- Wed 28 October 2015
- Theory
- #theory, #filesystems, #crypto

As I promised in my previous blog post, I will try to explain the difference between digital and analog sanitization using an analogy better suited for the task. If you have no clue what I'm talking about, I recommend that you go and read that post. If you were hoping for the other follow-up I promised regarding a more practical guide to data protection, this is not that post. This is going to be another conceptual writing.

## The Analogy

The analogy which I'm going to use to try to illustrate the difference between digital and analog sanitization might seem somewhat contrived, but it's the simplest one I could come up with so here it goes.

Imagine you have a collection of buckets which can each hold 4 cups of water. You are able to add and remove water from the buckets whenever you like, however, you must always try to add or remove 3 cups worth of water at a time. So if a bucket is empty and you add water to it, the bucket ends up with 3 cups worth of water in it. If you try to add water again to the same bucket, some water overflows and is lost so ultimately the bucket ends up with 4 cups worth of water in it. Similarly, if the bucket only has 1 cup of water in it and you try to remove water, you end up removing all the remaining water in the bucket.

Now here's the last piece regarding how this analogy works. Assume that we only care about answering the question of if a particular bucket is more full or more empty. Therefore, if the bucket contains more than 2 cups of water, we will call it mostly full. Likewise, if it has less than 2 cups of water, we will consider it mostly empty. We don't have to worry about any bucket having exactly 2 cups of water in it given how this model is works. In fact, it is only possible for any particular bucket to contain 0, 1, 3, or 4 cups of water; assuming all the buckets start empty.

## Emptying the Buckets

So we have our buckets and some time has gone by and now all of our buckets contain different amounts of water. Some are mostly full while others are mostly empty. Now lets assume that we want to "wipe" all of our buckets. In other words, we want all our buckets to be mostly empty. The process is pretty easy, we can just go to every bucket and remove water from it. Simple, right?

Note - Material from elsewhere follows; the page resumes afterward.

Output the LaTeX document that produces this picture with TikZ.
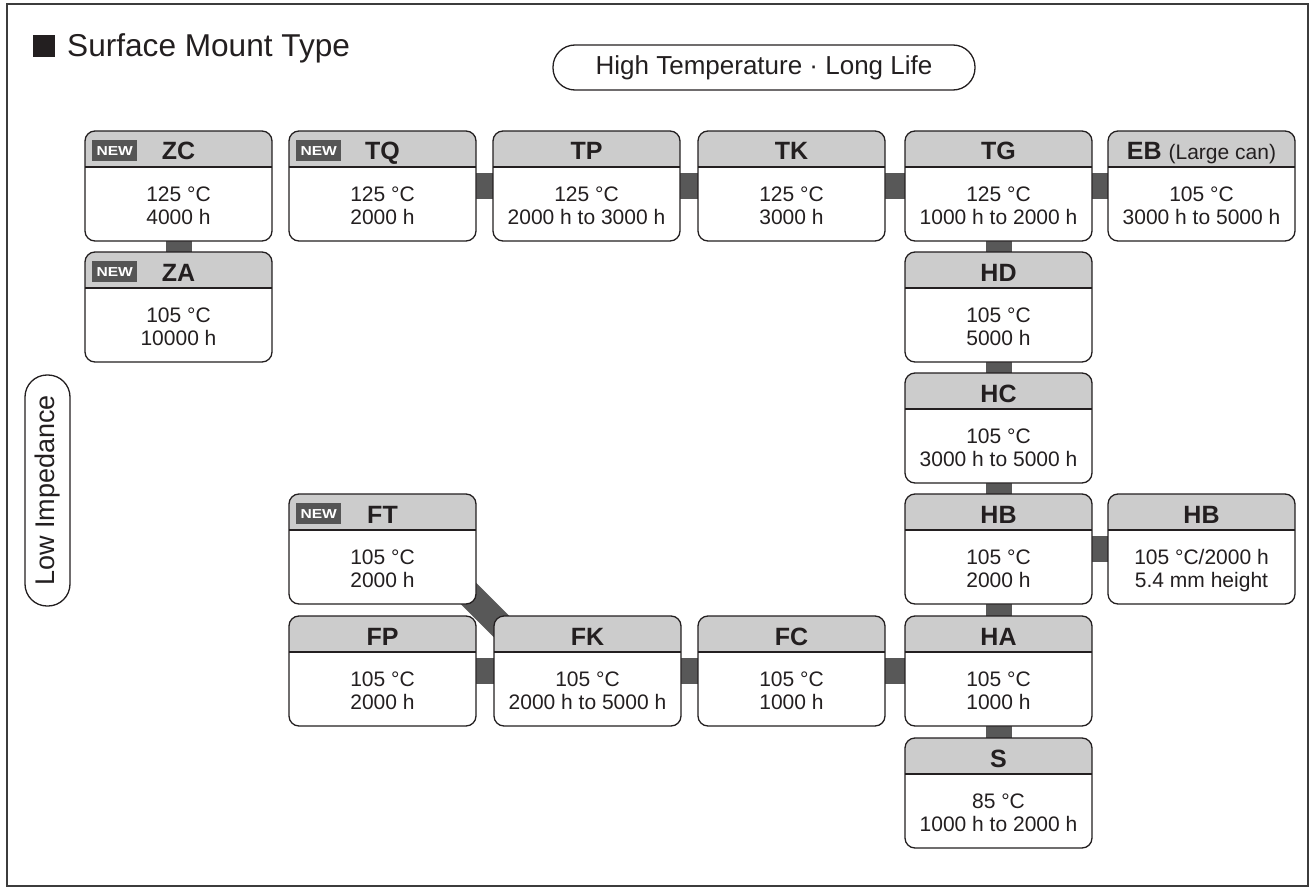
\documentclass[tikz,border=0pt]{standalone}
\usepackage{graphicx}
\usepackage{fontspec}
\setmainfont{Liberation Sans}
\usetikzlibrary{backgrounds,calc}
\definecolor{txt}{RGB}{35,31,32}
\definecolor{hdr}{RGB}{204,204,204}
\definecolor{conc}{RGB}{88,88,88}
\definecolor{badge}{RGB}{85,85,85}
\definecolor{frm}{RGB}{60,60,60}
\tikzset{
 cbox/.style={rectangle, minimum width=187pt, minimum height=110pt, inner sep=0pt, outer sep=0pt, fill=white, rounded corners=10pt},
 bord/.style={draw=txt, line width=1.3pt, rounded corners=10pt},
 ttl/.style={font=\fontsize{25}{30}\selectfont\bfseries, text=txt, inner sep=0pt},
 bod/.style={font=\fontsize{21}{24}\selectfont, text=txt, inner sep=0pt},
 newb/.style={fill=badge, text=white, font=\fontsize{13}{14}\selectfont\bfseries, minimum width=45pt, minimum height=21pt, inner sep=0pt},
 conn/.style={draw=conc, line width=26pt},
 pill/.style={draw=txt, line width=1.3pt, rounded corners=22pt, text=txt, inner sep=0pt},
}
\newcommand{\mkbox}[7]{%
 \node[cbox] (#1) at ({#2+93.5},{#3+55}) {};
 \begin{scope}
 \clip[rounded corners=10pt] (#1.north west) rectangle (#1.south east);
 \fill[hdr] (#1.north west) rectangle ([yshift=-36pt]#1.north east);
 \end{scope}
 \draw[txt, line width=1.3pt] ([yshift=-36pt]#1.north west) -- ([yshift=-36pt]#1.north east);
 \draw[bord] (#1.north west) rectangle (#1.south east);
 \node[ttl, anchor=base] (#1-t) at ({#2+93.5},{#3+29}) {#4};
 \node[bod, anchor=base] (#1-a) at ({#2+93.5},{#3+70}) {#5};
 \node[bod, anchor=base] (#1-b) at ({#2+93.5},{#3+93}) {#6};
 \ifnum#7=1 \node[newb, anchor=north west] (#1-n) at ({#2+7},{#3+9}) {\scalebox{1.2}[1]{NEW}};\fi
}
\begin{document}
\begin{tikzpicture}[x=1pt, y=-1pt]
\useasboundingbox (0,0) rectangle (1315,888);
\draw[frm, line width=2pt] (7,4) rectangle (1308,886);
% title
\node[fill=txt, minimum size=22pt, inner sep=0pt] (sq) at (44,46) {};
\node[font=\fontsize{31.6}{36}\selectfont, text=txt, anchor=base west, inner sep=0pt] (title) at (67,57) {Surface Mount Type};
\node[pill, minimum width=422pt, minimum height=45pt, font=\fontsize{26}{30}\selectfont] (htl) at (764,67.5) {High Temperature · Long Life};
\node[pill, rotate=90, minimum width=231pt, minimum height=45pt, font=\fontsize{27}{30}\selectfont] (li) at (47.5,490.5) {Low Impedance};
% boxes
\mkbox{ZC}{85}{131}{ZC}{125 °C}{4000 h}{1}
\mkbox{ZA}{85}{252}{ZA}{105 °C}{10000 h}{1}
\mkbox{TQ}{289}{131}{TQ}{125 °C}{2000 h}{1}
\mkbox{TP}{493}{131}{TP}{125 °C}{2000 h to 3000 h}{0}
\mkbox{TK}{698}{131}{TK}{125 °C}{3000 h}{0}
\mkbox{TG}{905}{131}{TG}{125 °C}{1000 h to 2000 h}{0}
\mkbox{EB}{1108}{131}{EB {\mdseries\fontsize{21}{24}\selectfont (Large can)}}{105 °C}{3000 h to 5000 h}{0}
\mkbox{HD}{905}{252}{HD}{105 °C}{5000 h}{0}
\mkbox{HC}{905}{373}{HC}{105 °C}{3000 h to 5000 h}{0}
\mkbox{HB}{905}{494}{HB}{105 °C}{2000 h}{0}
\mkbox{HBb}{1108}{494}{HB}{105 °C/2000 h}{5.4 mm height}{0}
\mkbox{FT}{289}{494}{FT}{105 °C}{2000 h}{1}
\mkbox{HA}{905}{616}{HA}{105 °C}{1000 h}{0}
\mkbox{FP}{289}{616}{FP}{105 °C}{2000 h}{0}
\mkbox{FK}{494}{616}{FK}{105 °C}{2000 h to 5000 h}{0}
\mkbox{FC}{698}{616}{FC}{105 °C}{1000 h}{0}
\mkbox{S}{905}{738}{S}{85 °C}{1000 h to 2000 h}{0}
% connectors
\begin{scope}[on background layer]
\draw[conn] (ZC) -- (ZA);
\draw[conn] (TQ) -- (TP);
\draw[conn] (TP) -- (TK);
\draw[conn] (TK) -- (TG);
\draw[conn] (TG) -- (EB);
\draw[conn] (TG) -- (HD);
\draw[conn] (HD) -- (HC);
\draw[conn] (HC) -- (HB);
\draw[conn] (HB) -- (HBb);
\draw[conn] (HB) -- (HA);
\draw[conn] (HA) -- (S);
\draw[conn] (FC) -- (HA);
\draw[conn] (FK) -- (FC);
\draw[conn] (FP) -- (FK);
\draw[conn] ($(FT.south east)+(-31,-34)$) -- ($(FK.north west)+(31,34)$);
\end{scope}
\end{tikzpicture}
\end{document}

While it is true that doing this will now cause all of our buckets to be mostly empty, take another look at how much water is actually in each bucket. The buckets which originally had 3 or less cups of water will now be empty, but the buckets which originally had 4 cups of water will still have 1 cup of water remaining. This means that if we inspect how much water is in each bucket, we can determine which ones previously held 4 cups of water. We can reconstruct a portion of the past state of the buckets from the current state of the buckets!

## What Went Wrong?

In a nutshell, the reason why we were able to figure out the past state of some of the buckets is because there is a correlation between the last state the bucket was in and its current state. This correlation occurred because when we emptied the buckets, we only consider the 2 possible digital states for a particular bucket and ignored the 4 possible analog states. If we had considered the analog states, we would have realized that we needed to empty each bucket twice in order to make it impossible to determine any bucket's previous state. This is an analogy of the difference between digital and analog sanitization.

## Back to Reality

Although our simple analogy used buckets of water, this concept actually applies to electronic storage devices. For those of us with experience in the logical side of computing, such as any computer scientist who might happen to read this, we have a tendency to abstract away the gritty details about how the underlining hardware of a computer works. While utilizing this layer of abstraction simplifies our problems and makes them approachable, abstractions such as these can cause us to forget that our idealistic binary zeros and ones are actually being stored in physical materials. As every electrical engineer knows, these physical materials don't behave in accordance to our perfectly abstracted models. Instead, we have to take their infinite possible analog states and group them into the "zero" set and the "one" set in order to fit them to our models. Never forget, however, that at the end of the day the storage device is indeed physical and consequently analog. Correlations between states can exist, but become hidden underneath the veil of our abstractions.

So to end on a slightly more piratical note, how do professionals deal with these analog correlations? What is the takeaway from all this? The short answer is that if you want to wipe an electronic storage device, but you can't simply destroy it, don't settle with "zeroing" out the data over 1 pass. Overwrite all the data with random values and do so multiple times. The more passes and the more entropy, the less likely it is that a correlation will remain between the original data and the current state of the device. How many passes is necessary depends on the particulars of the device, so if you need to wipe a computer, smart-phone, or other electronic device, I recommend doing some research and selecting a professional tool to do the work for you. DBAN, for example, is a good one to consider.